■ Work to be completed
In the listing that follows, retype every line from the first through the one containing "4], [4, 5], [4, 6]]". Pictures are to be left out.
────────────────────
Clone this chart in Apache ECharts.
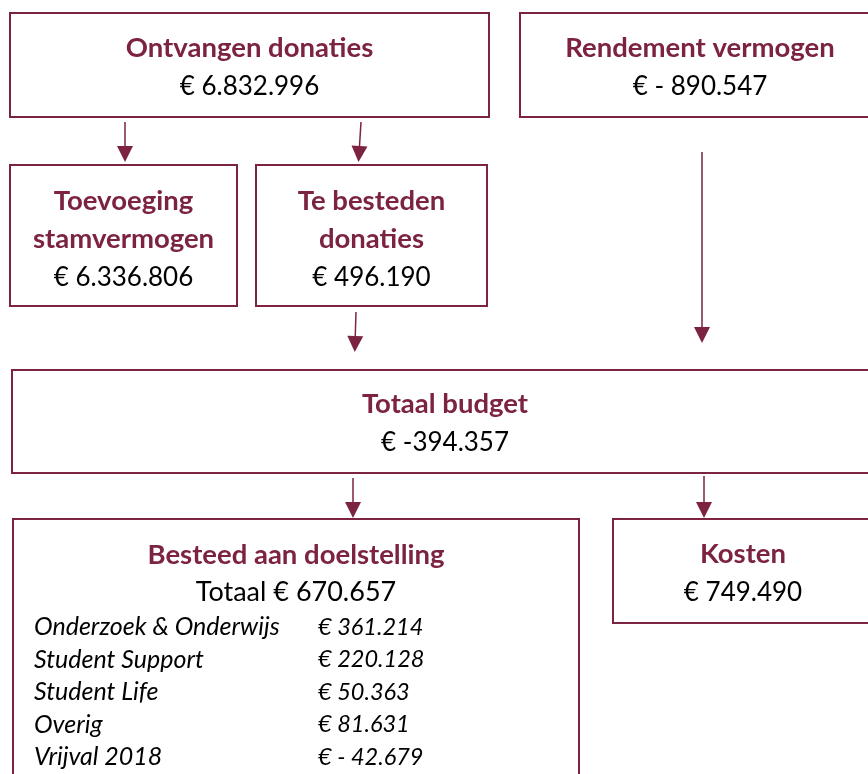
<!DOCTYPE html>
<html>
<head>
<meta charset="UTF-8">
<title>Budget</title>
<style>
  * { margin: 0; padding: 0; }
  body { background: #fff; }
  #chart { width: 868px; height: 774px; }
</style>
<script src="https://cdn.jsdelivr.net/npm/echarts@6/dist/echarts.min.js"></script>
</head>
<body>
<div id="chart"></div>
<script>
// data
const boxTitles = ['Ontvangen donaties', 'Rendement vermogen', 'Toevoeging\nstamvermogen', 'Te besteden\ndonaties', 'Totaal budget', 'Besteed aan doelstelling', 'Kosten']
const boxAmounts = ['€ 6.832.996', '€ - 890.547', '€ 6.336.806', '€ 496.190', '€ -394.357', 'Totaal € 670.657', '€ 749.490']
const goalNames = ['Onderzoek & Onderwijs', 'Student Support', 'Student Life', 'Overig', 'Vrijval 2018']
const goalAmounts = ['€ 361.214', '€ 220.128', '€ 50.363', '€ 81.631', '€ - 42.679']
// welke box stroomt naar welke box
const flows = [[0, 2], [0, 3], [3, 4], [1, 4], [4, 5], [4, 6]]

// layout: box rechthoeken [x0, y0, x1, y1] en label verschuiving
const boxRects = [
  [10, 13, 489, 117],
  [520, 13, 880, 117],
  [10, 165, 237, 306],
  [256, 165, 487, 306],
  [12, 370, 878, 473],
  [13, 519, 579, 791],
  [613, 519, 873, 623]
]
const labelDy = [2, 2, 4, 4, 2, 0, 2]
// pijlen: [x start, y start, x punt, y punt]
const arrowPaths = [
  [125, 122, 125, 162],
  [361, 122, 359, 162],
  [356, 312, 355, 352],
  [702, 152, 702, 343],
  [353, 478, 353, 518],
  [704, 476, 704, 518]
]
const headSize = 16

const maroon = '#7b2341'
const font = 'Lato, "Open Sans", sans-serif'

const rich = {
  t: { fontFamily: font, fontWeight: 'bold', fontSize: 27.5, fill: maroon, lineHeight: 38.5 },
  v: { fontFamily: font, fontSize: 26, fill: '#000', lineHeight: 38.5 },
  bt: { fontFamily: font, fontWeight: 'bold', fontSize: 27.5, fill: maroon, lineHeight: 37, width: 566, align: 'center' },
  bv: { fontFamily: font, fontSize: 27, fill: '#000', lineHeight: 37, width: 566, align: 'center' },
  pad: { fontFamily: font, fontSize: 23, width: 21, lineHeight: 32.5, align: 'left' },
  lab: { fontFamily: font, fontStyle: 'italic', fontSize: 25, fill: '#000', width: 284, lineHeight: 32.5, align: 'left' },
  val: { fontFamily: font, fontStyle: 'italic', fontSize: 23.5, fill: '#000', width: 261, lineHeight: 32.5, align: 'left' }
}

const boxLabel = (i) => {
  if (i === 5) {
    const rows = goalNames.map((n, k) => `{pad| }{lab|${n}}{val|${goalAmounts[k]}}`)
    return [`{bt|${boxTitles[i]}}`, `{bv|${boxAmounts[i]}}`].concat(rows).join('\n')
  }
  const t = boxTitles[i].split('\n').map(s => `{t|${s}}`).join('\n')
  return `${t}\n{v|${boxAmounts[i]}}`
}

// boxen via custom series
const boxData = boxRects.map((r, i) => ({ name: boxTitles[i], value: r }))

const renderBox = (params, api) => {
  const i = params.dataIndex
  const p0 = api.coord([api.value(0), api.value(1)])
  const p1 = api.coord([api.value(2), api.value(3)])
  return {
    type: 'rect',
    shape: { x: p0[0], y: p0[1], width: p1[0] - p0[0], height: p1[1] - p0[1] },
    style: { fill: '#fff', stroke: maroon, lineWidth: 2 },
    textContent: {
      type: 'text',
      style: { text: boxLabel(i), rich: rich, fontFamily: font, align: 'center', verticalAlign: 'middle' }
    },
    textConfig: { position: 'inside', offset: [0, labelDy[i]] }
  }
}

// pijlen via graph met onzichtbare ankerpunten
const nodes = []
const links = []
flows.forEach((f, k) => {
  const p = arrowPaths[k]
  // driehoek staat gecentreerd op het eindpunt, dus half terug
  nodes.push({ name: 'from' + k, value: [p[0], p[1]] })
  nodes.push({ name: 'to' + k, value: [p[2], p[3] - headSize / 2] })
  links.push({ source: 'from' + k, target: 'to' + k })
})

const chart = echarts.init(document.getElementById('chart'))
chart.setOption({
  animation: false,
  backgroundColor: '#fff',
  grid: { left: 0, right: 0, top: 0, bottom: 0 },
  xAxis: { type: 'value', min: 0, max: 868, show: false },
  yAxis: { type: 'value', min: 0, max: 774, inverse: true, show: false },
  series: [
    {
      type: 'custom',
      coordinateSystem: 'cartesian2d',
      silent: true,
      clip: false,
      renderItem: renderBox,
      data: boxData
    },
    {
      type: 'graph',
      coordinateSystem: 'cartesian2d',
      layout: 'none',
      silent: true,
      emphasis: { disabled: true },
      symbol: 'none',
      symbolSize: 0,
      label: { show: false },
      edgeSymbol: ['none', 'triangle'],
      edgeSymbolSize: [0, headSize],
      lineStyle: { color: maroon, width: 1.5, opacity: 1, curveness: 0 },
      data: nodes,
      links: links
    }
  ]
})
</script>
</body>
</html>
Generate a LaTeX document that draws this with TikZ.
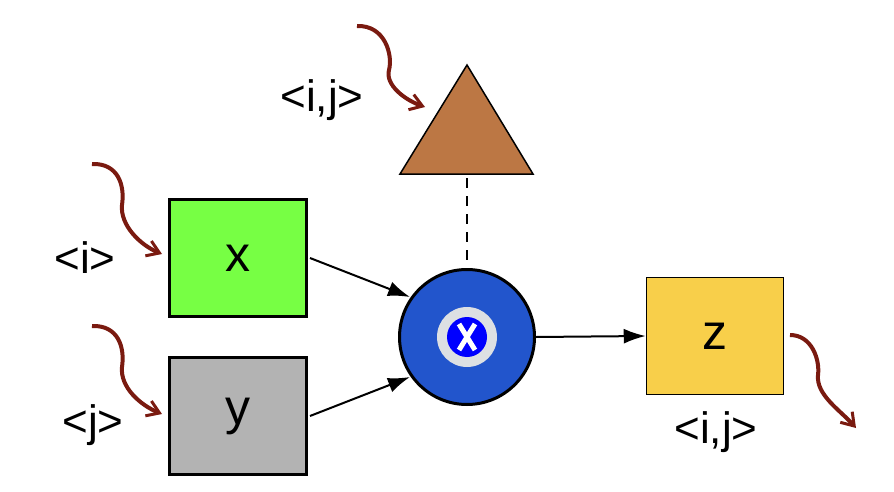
────────────────────
■ Answer for this exercise
Clone this chart in Apache ECharts.
<!DOCTYPE html>
<html>
<head>
<meta charset="UTF-8">
<title>Budget</title>
<style>
  * { margin: 0; padding: 0; }
  body { background: #fff; }
  #chart { width: 868px; height: 774px; }
</style>
<script src="https://cdn.jsdelivr.net/npm/echarts@6/dist/echarts.min.js"></script>
</head>
<body>
<div id="chart"></div>
<script>
// data
const boxTitles = ['Ontvangen donaties', 'Rendement vermogen', 'Toevoeging\nstamvermogen', 'Te besteden\ndonaties', 'Totaal budget', 'Besteed aan doelstelling', 'Kosten']
const boxAmounts = ['€ 6.832.996', '€ - 890.547', '€ 6.336.806', '€ 496.190', '€ -394.357', 'Totaal € 670.657', '€ 749.490']
const goalNames = ['Onderzoek & Onderwijs', 'Student Support', 'Student Life', 'Overig', 'Vrijval 2018']
const goalAmounts = ['€ 361.214', '€ 220.128', '€ 50.363', '€ 81.631', '€ - 42.679']
// welke box stroomt naar welke box
const flows = [[0, 2], [0, 3], [3, 4], [1, 4], [4, 5], [4, 6]]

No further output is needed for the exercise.